### Problem:
Pictures do not belong in the output. Reproduce exactly the lines from the start of the records through the line with "import plotly.graph_objects as go".

### Input for this task:
## Begin
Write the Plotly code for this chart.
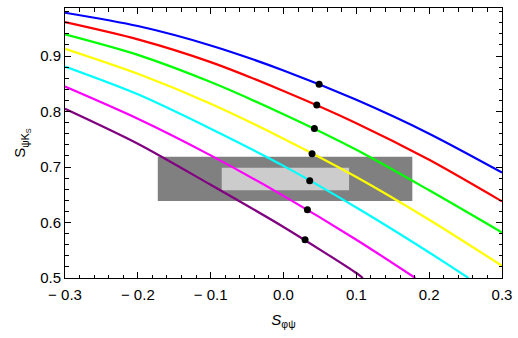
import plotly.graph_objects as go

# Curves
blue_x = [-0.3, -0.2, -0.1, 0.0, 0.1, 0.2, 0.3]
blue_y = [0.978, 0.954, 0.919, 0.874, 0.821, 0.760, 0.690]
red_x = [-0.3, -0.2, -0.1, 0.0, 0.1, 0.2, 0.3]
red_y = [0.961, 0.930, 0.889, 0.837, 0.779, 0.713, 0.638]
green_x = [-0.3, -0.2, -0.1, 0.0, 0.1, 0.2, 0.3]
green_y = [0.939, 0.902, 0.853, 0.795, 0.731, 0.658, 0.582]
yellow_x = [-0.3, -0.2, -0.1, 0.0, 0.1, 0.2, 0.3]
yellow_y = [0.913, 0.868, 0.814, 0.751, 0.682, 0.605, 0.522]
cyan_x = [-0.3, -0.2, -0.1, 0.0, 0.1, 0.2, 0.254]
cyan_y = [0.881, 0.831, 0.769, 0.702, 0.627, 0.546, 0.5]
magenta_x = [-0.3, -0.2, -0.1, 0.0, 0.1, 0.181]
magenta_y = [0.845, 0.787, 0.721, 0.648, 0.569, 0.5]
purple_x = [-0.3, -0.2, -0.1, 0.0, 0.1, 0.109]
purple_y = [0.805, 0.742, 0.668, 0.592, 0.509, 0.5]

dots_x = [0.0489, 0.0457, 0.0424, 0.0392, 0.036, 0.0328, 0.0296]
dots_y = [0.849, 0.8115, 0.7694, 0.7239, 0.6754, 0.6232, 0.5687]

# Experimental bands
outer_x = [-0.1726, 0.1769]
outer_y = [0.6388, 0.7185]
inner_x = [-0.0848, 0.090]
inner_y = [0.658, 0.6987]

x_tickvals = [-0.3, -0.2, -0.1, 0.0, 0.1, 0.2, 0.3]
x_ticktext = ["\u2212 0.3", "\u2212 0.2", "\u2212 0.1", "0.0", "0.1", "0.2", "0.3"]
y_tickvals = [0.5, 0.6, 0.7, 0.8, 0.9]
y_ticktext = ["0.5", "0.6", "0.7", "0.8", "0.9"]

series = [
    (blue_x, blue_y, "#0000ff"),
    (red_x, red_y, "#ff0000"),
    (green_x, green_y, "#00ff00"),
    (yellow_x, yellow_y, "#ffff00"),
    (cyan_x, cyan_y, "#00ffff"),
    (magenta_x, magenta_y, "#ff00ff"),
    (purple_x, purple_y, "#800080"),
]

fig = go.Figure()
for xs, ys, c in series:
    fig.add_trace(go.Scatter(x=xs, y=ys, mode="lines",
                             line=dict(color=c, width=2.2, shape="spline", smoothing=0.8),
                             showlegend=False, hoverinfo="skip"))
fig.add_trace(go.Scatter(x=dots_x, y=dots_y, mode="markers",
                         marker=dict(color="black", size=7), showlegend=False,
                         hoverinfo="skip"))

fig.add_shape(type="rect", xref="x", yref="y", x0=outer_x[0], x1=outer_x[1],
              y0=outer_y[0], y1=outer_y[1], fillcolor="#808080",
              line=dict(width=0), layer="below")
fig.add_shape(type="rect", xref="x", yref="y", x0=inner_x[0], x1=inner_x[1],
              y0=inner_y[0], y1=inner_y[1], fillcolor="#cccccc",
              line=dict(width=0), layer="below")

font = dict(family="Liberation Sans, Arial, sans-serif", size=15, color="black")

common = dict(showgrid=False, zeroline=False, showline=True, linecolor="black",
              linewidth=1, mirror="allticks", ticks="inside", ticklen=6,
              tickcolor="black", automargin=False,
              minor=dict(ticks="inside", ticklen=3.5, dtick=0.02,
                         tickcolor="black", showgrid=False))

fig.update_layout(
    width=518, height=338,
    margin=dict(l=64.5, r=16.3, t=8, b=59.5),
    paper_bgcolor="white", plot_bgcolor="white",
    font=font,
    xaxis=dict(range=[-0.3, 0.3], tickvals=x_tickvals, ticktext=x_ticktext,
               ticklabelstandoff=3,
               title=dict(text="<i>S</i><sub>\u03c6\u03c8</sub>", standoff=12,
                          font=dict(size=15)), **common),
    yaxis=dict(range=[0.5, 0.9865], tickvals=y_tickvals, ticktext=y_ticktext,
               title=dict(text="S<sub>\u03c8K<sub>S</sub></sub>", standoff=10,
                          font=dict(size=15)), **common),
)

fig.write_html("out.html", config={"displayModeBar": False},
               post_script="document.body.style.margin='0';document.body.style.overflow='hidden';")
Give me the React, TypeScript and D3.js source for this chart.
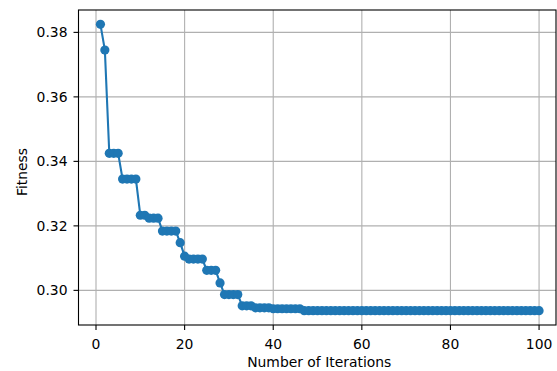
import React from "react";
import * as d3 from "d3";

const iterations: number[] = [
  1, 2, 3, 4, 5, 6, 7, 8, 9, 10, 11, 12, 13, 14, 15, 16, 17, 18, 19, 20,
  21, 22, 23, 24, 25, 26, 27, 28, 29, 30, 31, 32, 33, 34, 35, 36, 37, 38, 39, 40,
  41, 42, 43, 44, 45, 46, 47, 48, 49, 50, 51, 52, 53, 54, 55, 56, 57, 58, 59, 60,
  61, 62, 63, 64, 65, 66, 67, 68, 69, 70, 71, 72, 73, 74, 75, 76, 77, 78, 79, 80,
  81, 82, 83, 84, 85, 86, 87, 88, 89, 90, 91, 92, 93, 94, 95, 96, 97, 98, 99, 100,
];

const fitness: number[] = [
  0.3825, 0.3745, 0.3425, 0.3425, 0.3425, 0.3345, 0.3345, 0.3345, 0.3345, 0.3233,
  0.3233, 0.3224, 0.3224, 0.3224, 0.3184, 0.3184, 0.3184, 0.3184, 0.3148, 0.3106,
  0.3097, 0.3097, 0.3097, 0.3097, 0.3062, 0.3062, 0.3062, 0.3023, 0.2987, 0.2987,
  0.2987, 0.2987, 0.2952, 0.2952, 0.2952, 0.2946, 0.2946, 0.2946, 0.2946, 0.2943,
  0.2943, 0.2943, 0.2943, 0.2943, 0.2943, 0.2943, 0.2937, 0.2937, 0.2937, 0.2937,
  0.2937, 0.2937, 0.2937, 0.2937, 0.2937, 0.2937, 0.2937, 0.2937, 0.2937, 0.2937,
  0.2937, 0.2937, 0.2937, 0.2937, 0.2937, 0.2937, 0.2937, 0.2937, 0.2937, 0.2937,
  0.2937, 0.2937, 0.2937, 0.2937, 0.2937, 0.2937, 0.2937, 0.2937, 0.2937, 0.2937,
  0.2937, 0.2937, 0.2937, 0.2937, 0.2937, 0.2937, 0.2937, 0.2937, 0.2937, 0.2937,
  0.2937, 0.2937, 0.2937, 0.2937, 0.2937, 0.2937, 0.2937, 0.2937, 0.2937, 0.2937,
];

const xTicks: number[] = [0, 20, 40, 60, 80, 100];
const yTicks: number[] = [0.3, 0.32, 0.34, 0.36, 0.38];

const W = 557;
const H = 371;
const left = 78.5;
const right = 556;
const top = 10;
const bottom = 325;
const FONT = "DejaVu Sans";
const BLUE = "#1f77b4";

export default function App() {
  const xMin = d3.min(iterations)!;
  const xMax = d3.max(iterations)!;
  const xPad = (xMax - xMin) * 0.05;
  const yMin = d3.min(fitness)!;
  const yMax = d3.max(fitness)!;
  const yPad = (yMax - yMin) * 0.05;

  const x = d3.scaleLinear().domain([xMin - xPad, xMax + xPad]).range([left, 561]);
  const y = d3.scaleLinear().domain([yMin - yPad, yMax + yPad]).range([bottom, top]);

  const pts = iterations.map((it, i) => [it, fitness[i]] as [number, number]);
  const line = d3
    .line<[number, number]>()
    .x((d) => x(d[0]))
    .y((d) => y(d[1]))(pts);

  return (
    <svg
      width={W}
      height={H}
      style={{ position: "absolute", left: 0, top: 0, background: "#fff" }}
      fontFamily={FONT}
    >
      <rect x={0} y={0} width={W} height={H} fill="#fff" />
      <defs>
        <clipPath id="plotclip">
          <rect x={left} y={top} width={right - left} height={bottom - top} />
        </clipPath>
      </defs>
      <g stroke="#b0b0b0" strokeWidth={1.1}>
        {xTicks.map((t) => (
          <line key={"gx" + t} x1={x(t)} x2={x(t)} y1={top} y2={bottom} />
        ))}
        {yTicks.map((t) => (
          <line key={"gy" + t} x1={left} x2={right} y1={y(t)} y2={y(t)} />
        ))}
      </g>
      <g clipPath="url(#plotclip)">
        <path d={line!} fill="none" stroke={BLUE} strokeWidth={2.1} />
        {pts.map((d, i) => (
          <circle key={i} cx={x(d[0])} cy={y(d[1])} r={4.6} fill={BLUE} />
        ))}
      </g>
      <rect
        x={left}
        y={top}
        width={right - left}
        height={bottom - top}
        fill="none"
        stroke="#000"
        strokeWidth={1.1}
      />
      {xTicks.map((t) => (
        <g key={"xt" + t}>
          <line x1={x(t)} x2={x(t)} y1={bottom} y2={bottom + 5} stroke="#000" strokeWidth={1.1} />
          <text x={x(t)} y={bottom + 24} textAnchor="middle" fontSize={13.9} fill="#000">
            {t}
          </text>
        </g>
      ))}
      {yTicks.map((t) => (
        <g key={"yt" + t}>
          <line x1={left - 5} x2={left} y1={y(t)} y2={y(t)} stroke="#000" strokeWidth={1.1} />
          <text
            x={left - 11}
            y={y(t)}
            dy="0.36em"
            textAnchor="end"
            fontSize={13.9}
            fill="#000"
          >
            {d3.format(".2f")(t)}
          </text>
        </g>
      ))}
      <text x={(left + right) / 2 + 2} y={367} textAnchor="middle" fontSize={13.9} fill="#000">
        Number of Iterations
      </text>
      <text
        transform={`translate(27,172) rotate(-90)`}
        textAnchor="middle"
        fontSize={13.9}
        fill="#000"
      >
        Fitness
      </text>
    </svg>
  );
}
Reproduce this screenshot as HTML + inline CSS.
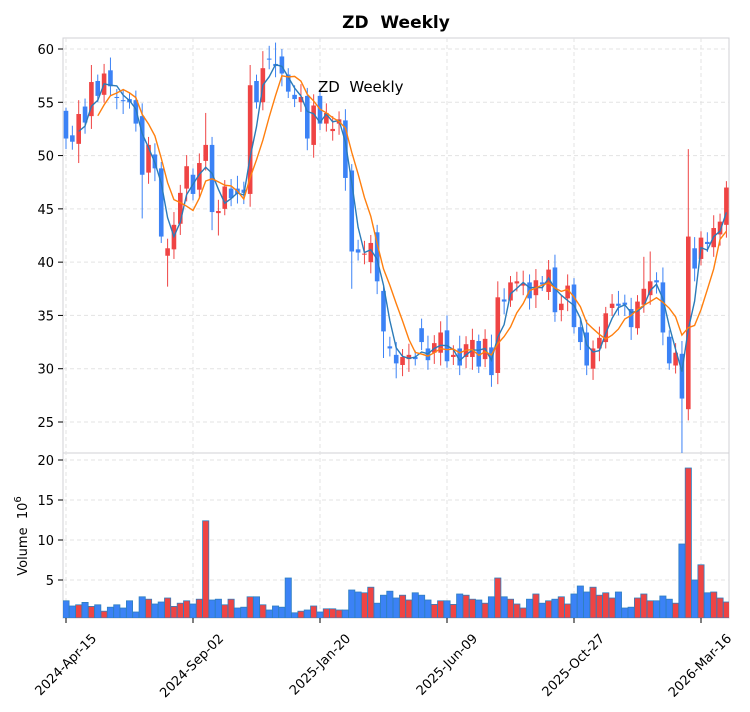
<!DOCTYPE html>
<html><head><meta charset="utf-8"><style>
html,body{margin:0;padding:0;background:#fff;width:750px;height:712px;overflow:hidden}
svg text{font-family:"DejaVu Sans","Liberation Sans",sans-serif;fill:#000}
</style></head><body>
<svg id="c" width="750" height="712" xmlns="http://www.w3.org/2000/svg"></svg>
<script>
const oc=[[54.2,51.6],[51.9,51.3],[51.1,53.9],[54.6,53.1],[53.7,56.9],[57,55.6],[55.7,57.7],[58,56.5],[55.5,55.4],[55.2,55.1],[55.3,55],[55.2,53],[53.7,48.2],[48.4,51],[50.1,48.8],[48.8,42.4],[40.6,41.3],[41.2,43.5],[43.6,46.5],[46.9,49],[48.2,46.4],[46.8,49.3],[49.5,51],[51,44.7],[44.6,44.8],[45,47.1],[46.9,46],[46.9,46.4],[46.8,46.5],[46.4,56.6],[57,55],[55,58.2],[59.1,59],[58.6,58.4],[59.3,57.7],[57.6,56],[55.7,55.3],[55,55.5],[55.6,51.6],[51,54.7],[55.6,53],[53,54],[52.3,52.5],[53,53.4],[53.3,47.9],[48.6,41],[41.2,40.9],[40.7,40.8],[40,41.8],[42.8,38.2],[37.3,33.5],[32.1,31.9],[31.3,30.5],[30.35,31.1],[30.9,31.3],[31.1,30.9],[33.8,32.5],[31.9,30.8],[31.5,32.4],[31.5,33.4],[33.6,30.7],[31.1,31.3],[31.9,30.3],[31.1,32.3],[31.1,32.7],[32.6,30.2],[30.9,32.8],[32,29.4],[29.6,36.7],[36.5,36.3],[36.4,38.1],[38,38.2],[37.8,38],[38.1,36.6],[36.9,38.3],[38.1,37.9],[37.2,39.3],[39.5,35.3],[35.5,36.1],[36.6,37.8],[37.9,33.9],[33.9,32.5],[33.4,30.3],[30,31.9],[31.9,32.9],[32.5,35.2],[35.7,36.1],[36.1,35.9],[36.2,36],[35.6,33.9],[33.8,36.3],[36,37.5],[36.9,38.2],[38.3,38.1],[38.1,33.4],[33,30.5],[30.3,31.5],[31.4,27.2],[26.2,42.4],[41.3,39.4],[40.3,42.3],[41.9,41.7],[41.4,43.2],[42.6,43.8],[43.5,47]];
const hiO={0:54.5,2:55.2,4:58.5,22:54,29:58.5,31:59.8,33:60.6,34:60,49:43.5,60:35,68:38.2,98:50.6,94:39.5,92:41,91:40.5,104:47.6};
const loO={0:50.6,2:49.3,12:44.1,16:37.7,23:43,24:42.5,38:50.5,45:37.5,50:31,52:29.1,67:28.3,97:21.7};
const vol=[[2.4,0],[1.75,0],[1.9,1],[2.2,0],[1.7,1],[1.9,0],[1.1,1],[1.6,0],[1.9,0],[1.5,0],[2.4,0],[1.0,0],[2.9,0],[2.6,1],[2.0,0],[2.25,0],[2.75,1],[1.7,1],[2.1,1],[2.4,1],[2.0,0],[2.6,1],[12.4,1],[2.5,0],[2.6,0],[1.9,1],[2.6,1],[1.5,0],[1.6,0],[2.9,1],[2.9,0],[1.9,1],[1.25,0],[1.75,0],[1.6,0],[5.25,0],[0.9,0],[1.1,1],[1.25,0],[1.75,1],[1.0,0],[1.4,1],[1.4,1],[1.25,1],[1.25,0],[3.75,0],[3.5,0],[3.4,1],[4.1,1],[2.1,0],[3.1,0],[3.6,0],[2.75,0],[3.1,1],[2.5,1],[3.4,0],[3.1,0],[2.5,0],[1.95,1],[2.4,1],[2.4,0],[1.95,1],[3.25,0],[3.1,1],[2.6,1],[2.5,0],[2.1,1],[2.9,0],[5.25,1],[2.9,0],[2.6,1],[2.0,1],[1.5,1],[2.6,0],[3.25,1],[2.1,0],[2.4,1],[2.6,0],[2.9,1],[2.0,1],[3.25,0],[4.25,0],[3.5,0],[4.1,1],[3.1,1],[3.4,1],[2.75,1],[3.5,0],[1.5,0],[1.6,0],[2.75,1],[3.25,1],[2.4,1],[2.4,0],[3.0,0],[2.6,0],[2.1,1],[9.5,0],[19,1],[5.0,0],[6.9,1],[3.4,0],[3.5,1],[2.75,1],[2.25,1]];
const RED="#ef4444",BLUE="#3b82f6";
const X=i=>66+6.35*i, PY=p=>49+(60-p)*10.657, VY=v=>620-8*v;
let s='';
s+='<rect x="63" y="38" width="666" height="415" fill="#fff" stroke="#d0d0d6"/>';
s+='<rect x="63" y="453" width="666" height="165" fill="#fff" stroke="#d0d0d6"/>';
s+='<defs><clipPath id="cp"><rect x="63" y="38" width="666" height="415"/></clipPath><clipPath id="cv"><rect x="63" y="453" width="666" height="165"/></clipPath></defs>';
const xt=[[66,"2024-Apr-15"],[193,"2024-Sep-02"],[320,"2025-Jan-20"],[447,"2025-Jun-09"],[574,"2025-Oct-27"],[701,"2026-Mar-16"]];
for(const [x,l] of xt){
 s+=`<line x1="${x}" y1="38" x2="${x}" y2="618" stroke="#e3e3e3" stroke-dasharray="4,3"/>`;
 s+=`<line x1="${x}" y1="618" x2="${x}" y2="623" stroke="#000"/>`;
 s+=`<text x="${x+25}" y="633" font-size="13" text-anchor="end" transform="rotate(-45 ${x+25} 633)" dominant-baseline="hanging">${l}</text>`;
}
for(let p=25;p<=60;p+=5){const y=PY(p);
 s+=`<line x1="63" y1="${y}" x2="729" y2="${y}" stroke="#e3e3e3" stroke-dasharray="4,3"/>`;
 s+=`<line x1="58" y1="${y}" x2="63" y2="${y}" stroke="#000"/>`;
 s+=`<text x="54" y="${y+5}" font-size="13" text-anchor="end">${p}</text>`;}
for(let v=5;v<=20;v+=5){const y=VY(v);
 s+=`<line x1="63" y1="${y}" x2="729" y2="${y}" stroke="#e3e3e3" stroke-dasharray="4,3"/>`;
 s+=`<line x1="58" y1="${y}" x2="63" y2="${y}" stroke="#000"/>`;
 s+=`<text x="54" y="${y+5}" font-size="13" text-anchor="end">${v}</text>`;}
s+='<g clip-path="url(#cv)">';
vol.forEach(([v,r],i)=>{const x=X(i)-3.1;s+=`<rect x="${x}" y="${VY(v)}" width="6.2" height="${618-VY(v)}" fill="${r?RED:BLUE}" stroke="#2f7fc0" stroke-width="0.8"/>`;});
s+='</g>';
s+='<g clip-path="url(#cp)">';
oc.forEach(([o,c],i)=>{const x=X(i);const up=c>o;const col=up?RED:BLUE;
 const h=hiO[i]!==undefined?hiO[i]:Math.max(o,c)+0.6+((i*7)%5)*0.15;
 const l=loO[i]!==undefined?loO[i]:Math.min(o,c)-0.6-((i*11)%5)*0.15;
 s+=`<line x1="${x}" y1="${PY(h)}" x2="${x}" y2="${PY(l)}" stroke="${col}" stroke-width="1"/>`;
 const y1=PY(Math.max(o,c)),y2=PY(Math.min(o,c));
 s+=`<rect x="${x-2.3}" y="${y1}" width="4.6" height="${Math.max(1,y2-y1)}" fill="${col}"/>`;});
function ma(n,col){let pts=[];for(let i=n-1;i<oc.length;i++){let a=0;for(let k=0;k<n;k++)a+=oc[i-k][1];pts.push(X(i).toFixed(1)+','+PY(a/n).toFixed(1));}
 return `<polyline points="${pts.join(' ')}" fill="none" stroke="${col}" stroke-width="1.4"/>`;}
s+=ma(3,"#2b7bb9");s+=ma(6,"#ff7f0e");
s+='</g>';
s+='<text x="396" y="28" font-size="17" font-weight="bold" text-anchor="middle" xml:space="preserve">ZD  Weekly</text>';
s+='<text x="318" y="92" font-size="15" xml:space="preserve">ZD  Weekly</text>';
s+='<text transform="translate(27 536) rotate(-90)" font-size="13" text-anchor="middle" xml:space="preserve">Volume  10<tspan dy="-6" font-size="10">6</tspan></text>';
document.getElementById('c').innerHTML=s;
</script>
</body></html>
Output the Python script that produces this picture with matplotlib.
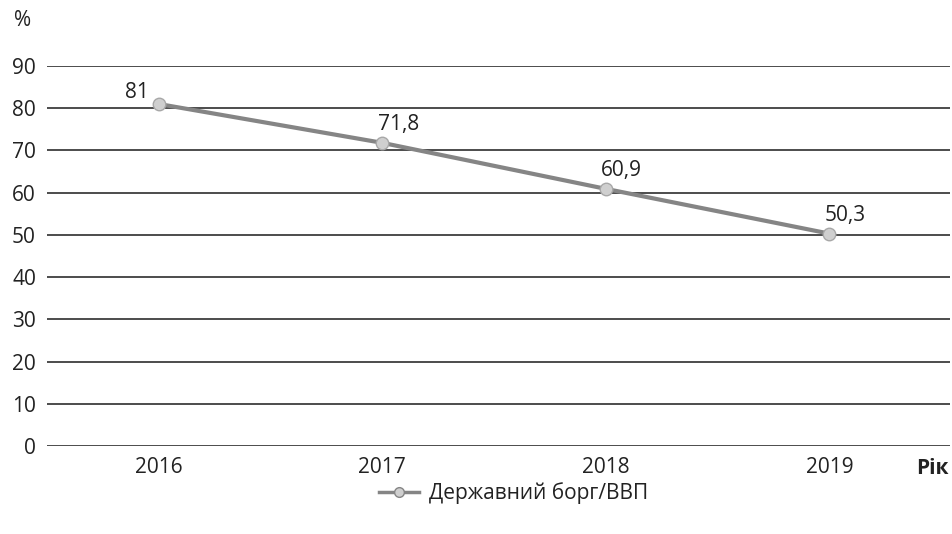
## End
### Result for this task:
Write the Plotly code for this chart.
import plotly.graph_objects as go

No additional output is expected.